6. En dernier lieu, il appartient au juge de l'excès de pouvoir, saisi de moyens en ce sens, de rechercher si les faits reprochés à un agent public ayant fait l'objet d'une sanction disciplinaire constituent des fautes de nature à justifier une sanction et si la sanction retenue est proportionnée à la gravité de ces fautes.
7. En l'espèce, Mme D... ne saurait se prévaloir de ce que les règles relatives à la procédure de rectification d'actes d'état civil n'ont été diffusées pour la première fois au sein du service que par une note du 30 novembre 2015, dès lors qu'elle n'ignorait pas que toute rectification doit être autorisée par le procureur de la république et ne peut se faire qu'au moyen d'une mention expresse en marge de l'acte. Tant les erreurs commises par Mme D... que les initiatives qu'elle a prises pour les rectifier ont gravement perturbé le service et porté atteinte à son image. De même, l'ambiance délétère résultant de son comportement a porté atteinte au bon fonctionnement du service. L'ensemble de ces agissements sont, quels que soient ses états de service et son ancienneté au sein des effectifs de la commune, de nature à justifier une sanction disciplinaire. Eu égard à leur nature et à leur caractère persistant, la sanction d'exclusion temporaire des fonctions de deux ans, dont un an avec sursis, qui lui a été infligée à raison de ces faits n'est pas, ainsi que l'ont retenu à bon droit les premiers juges, entachée d'erreur d'appréciation.
8. Il résulte de tout ce qui précède que Mme D... n'est pas fondée à soutenir que c'est à tort que les premiers juges ont rejeté sa demande tendant à l'annulation de l'arrêté du 3 juillet 2017 du maire d'Alès. Dès lors, doivent également être rejetées ses conclusions présentées sur le fondement de l'article L. 761-1 du code de justice administrative. En revanche, il y a lieu, dans les circonstances de l'espèce, de mettre à la charge de Mme D... une somme de 500 euros à verser à la commune d'Alès au titre de ces mêmes dispositions.
D É C I D E :
Article 1er : La requête de Mme D... est rejetée.

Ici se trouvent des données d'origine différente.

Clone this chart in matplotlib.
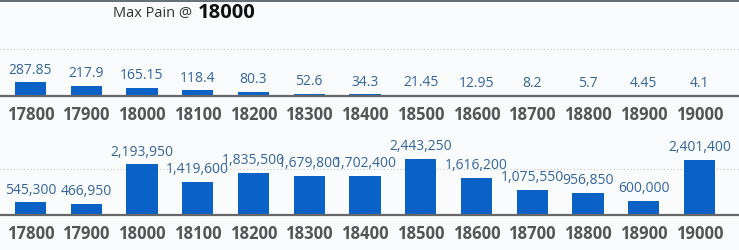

Article 2 : Mme D... versera à la commune d'Alès une somme de 500 euros au titre de l'article L. 761-1 du code de justice administrative.
Article 3 : Le présent arrêt sera notifié à Mme B... D... et à la commune d'Alès.
Délibéré après l'audience du 10 septembre 2020, où siégeaient :
- M. Alfonsi, président,
- Mme E..., présidente-assesseure,
- M. C..., conseiller.
Lu en audience publique, le 1er octobre 2020.